Herr Minister, hier haben Sie die Antwort auf die Ausfälligkeiten vom Anfang Ihrer Rede. Sie haben gefragt, was Punkt 10 unseres Dringlichen Entschließungsantrags mit der Familie zu tun habe. Das hat er damit zu tun.

(Beifall bei der SPD und bei Abgeordneten des BÜNDNISSES 90/DIE GRÜNEN sowie des Abg. Willi van Ooyen (DIE LINKE))

Zweiter Punkt. Herr Minister, vielleicht war es deshalb nur konsequent, dass einer der Preise, die man bei der Osteraktion der Familienkarte Hessen gewinnen konnte, ein Besuch im Senckenbergmuseum war, und zwar einer gemeinsam mit Ihnen. Wahrscheinlich wurde das deswegen gemacht, damit die Menschen einmal sehen, dass es tatsächlich noch lebende Dinosaurier gibt

(Heiterkeit bei Abgeordneten der SPD)

und dass Sie als Familienpolitiker in der hessischen CDU allen frauen- und gleichstellungspolitischen Kometeneinschlägen getrotzt haben. Denn das ist das tiefer gehende Geheimnis der Familienpolitik der hessischen CDU.
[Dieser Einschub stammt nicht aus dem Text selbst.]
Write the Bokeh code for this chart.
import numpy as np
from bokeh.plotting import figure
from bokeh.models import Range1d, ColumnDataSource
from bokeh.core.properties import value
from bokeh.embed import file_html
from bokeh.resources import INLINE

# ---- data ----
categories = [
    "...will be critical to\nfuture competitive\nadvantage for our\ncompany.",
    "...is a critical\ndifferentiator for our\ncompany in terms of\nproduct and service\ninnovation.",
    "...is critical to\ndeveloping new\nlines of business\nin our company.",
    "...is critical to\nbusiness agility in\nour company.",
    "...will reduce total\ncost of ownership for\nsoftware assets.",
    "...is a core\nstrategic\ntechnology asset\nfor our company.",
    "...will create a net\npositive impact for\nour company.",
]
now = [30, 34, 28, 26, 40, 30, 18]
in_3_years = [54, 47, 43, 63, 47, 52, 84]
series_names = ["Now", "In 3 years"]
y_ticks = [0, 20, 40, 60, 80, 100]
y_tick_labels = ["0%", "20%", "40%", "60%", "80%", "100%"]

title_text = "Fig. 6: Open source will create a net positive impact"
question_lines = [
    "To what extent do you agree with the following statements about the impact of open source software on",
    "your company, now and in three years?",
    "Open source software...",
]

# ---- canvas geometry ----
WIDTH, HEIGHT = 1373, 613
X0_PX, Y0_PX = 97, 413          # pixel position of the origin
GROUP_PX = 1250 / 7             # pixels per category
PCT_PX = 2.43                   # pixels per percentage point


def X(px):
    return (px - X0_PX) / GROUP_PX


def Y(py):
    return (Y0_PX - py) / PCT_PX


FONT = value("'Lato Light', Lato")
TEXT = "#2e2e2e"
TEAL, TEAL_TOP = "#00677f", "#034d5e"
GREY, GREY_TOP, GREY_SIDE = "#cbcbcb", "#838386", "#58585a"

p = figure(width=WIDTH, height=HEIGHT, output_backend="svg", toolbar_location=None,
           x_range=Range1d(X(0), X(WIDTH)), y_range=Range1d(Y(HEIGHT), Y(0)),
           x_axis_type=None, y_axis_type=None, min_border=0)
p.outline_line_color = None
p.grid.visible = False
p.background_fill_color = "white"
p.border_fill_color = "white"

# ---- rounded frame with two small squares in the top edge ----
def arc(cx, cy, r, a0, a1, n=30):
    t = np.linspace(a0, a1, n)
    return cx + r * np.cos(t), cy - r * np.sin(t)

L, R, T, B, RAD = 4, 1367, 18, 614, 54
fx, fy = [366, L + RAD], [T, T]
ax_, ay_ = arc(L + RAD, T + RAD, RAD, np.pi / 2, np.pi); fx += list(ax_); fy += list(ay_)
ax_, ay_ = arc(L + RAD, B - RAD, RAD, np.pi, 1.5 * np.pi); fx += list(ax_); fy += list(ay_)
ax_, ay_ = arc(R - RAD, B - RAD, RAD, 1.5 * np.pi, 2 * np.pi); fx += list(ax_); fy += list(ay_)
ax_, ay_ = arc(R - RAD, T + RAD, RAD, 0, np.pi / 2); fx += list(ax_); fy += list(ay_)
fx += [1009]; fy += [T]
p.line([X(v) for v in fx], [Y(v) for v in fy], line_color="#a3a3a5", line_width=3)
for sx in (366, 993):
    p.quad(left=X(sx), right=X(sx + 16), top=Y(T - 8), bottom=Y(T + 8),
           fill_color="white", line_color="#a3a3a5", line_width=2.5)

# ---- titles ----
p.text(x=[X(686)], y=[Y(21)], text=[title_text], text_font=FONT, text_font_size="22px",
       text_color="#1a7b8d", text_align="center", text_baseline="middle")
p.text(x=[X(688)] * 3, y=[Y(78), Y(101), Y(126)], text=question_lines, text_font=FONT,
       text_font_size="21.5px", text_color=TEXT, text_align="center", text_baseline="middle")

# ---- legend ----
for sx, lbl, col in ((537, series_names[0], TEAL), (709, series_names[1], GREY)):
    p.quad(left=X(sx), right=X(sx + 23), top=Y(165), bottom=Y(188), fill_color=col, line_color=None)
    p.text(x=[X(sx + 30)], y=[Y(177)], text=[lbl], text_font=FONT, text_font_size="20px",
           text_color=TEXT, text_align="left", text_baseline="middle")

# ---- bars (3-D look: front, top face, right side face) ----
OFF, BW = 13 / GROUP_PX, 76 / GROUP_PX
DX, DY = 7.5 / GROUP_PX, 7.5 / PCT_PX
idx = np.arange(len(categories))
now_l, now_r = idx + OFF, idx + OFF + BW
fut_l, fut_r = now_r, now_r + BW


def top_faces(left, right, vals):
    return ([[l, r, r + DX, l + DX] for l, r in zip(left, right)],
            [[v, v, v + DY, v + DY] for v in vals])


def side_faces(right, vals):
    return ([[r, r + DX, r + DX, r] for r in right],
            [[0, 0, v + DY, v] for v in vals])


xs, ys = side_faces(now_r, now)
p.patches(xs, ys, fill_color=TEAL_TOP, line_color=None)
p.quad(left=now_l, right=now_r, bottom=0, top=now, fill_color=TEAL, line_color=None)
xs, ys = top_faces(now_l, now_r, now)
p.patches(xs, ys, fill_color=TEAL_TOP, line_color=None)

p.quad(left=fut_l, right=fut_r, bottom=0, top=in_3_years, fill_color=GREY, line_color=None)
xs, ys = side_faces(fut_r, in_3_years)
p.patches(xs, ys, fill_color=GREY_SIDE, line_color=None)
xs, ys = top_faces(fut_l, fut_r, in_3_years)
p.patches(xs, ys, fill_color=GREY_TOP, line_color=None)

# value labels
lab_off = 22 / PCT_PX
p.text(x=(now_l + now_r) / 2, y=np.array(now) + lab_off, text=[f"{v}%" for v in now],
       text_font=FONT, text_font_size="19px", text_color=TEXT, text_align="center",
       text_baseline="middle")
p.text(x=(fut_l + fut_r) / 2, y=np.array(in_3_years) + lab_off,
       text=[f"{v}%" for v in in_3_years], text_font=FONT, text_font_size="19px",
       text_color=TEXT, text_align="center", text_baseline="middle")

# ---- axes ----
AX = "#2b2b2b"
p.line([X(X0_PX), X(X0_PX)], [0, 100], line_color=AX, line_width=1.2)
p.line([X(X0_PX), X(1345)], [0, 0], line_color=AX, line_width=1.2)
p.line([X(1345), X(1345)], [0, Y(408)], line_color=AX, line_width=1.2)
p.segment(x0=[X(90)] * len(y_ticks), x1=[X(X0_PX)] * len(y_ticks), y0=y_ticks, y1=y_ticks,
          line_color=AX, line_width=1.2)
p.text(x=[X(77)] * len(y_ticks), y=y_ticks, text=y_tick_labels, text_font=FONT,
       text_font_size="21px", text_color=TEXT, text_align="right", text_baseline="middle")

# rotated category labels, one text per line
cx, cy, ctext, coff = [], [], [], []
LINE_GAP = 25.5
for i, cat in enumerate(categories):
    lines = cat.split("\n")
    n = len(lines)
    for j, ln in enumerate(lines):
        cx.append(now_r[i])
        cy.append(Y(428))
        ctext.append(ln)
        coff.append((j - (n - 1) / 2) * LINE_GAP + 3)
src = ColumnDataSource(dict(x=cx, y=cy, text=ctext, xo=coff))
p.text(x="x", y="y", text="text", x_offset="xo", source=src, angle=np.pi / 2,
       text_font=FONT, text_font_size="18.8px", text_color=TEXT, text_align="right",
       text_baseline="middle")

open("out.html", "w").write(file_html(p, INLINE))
(Beifall bei Abgeordneten der SPD)

Sie wird von Leuten gemacht, die erst jemanden wie Kristina Schröder zur Bundesfamilienministerin machen, die sie dann bei der Aufstellung der Liste zur Bundestagswahl abmeiern und sie dann schon vorsorglich einmal als Bundesfamilienministerin demontieren, und zwar mit der sprechendsten aller Begründungen, nämlich der, dass ausgerechnet die Bundesfamilienministerin mit der Vereinbarkeit von Familie und Beruf überfordert sei.

Ich beschäftige mich hin und wieder mit Satire. Vom Standpunkt der Satire aus will ich Ihnen sagen: Ich hätte das nicht erfinden können.